Here’s how I’d look at it from a more “pick 1–2 & move on” angle:


1. If you want a “daily driver” that just works

iTerm2 is still the boring correct answer for most people, even if that feels like a cliché.

Where it’s actually worth it for dev + server work:

  • Split panes with sane shortcuts so you don’t have 14 separate windows floating around
  • Profiles with different colors/env vars for “local dev” vs “prod” (saves you from rm -rf on the wrong box)
  • Solid search and scrollback for long log tails
  • Triggers/notifications when certain text shows up (like “ERROR” or “failed”)

The trick: uninstall the bloat in your head, not the app.

Turn off:

  • Transparency, blur, funky animations
  • Status bars and “look how featureful I am” UI stuff

If you just enable panes + profiles + good keybindings, it’s fast and predictable. Where I disagree slightly with the others: iTerm2 is not “too much” if you configure it to be quiet. It’s only noisy if you let it be.


2. If you care more about speed & configs than buttons

If you find iTerm2 a bit “GUI-ish” and cluttered:

Kitty or Alacritty are better fits.

  • Kitty:

    • Very fast, good font rendering
    • Native split layouts, tabs, all with keyboard only
    • Config is just a text file, so you can version control it, share it, etc.
  • Alacritty:

    • Even simpler: no tabs, no fancy UI
    • Great with tmux + a window manager
    • Basically: “I’m just a terminal, deal with it.”

Where I disagree with keeping Apple Terminal long-term: if you’re doing real dev and remote work all day, the lack of sane splitting, keybinding, and configurability does slow you down. It feels “stable” but that’s mostly because it does so little.


3. For file-heavy work & quick shell tasks

This is where Commander One quietly becomes a productivity hack.

Commander One is a dual-pane file manager for macOS with a built-in terminal at the bottom. It ends up being way more useful than it sounds:

  • Navigate repos and log folders visually
  • Open the integrated terminal in the current directory
  • Run git status, rg, small scripts, docker commands right there
  • No more Finder + Terminal hopping and cd’ing all over the place

If your day involves “move these files, then run a command here, then peek at logs over there”, Commander One plus its integrated terminal is honestly more impactful than installing a 4th fancy standalone terminal.

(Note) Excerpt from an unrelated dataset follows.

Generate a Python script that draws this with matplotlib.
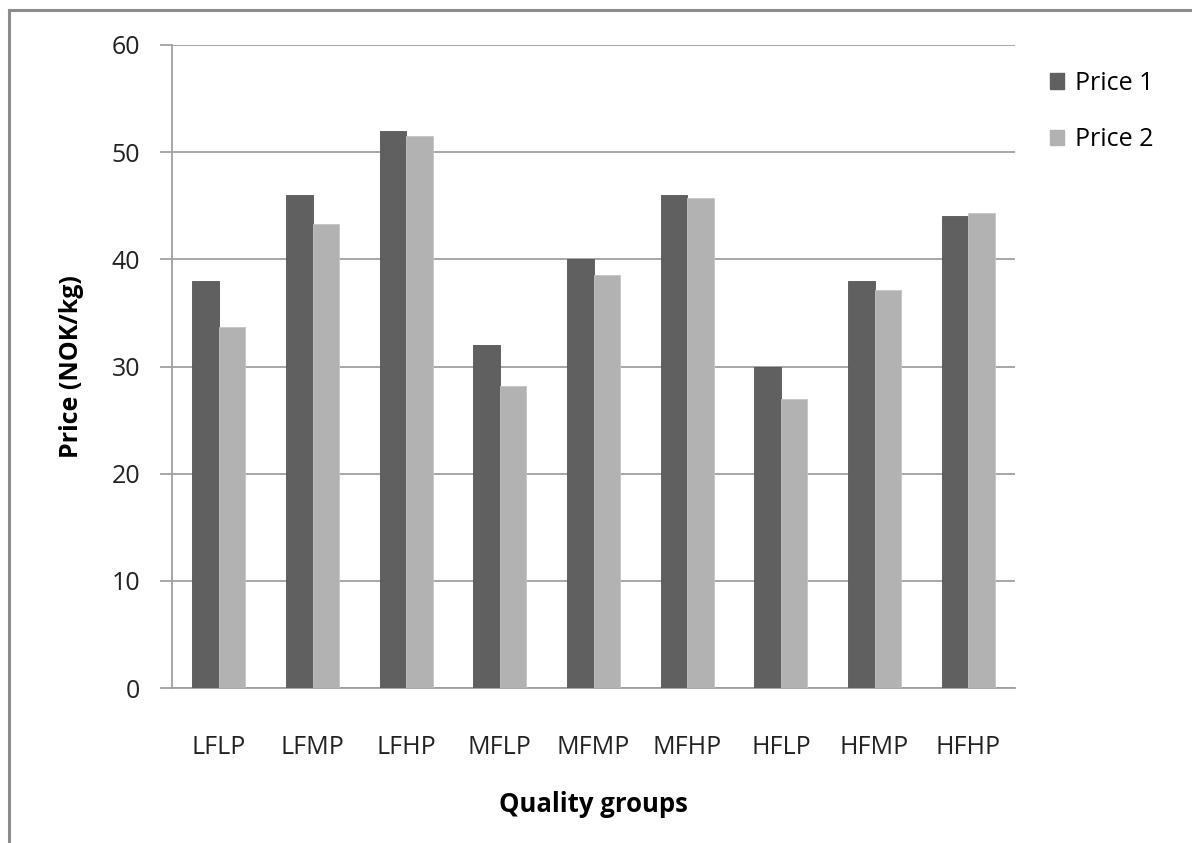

Also, unlike some “smart” terminals, it doesn’t try to reinvent how the shell works. It’s a file manager that respects you and just embeds a normal terminal.


4. Warp and the “too clever for its own good” category

Warp is interesting, and @mikeappsreviewer & @reveurdenuit covered it pretty well. I’ll be the grumpy one here: if you’re trying to learn your tools, I’d treat Warp as optional, not foundational.

Nice:

  • Command suggestions & blocks can help when you’re forgetful
  • Structured history/search is legit helpful on messy projects

Annoying:

  • It feels like a full “app experience” sitting on top of your shell
  • The nudging into features can get old fast
  • You start depending on its magic instead of actually learning your shell + tooling

I’d only bring Warp in after you’re comfortable in a more classic terminal, not as your first upgrade from Apple Terminal.


5. Simple setup that doesn’t turn into a hobby

If you don’t want to spend the next month tuning your dotfiles:

  • Pick one main terminal:

    • iTerm2 if you like menus & options
    • Kitty if you like config files & speed
  • Add Commander One for:

    • Dual-pane file management
    • A reliable built-in terminal for all your “cd here, run this” workflows
  • Use tmux on servers so your remote sessions survive network drops

That combo alone solves 90% of the “Mac Terminal feels clunky” problem without installing every new terminal that trends on Twitter for 3 days.

You don’t need to collect terminals like Pokémon. One real workhorse plus Commander One as your file/terminal hub is more than enough to feel modern and productive.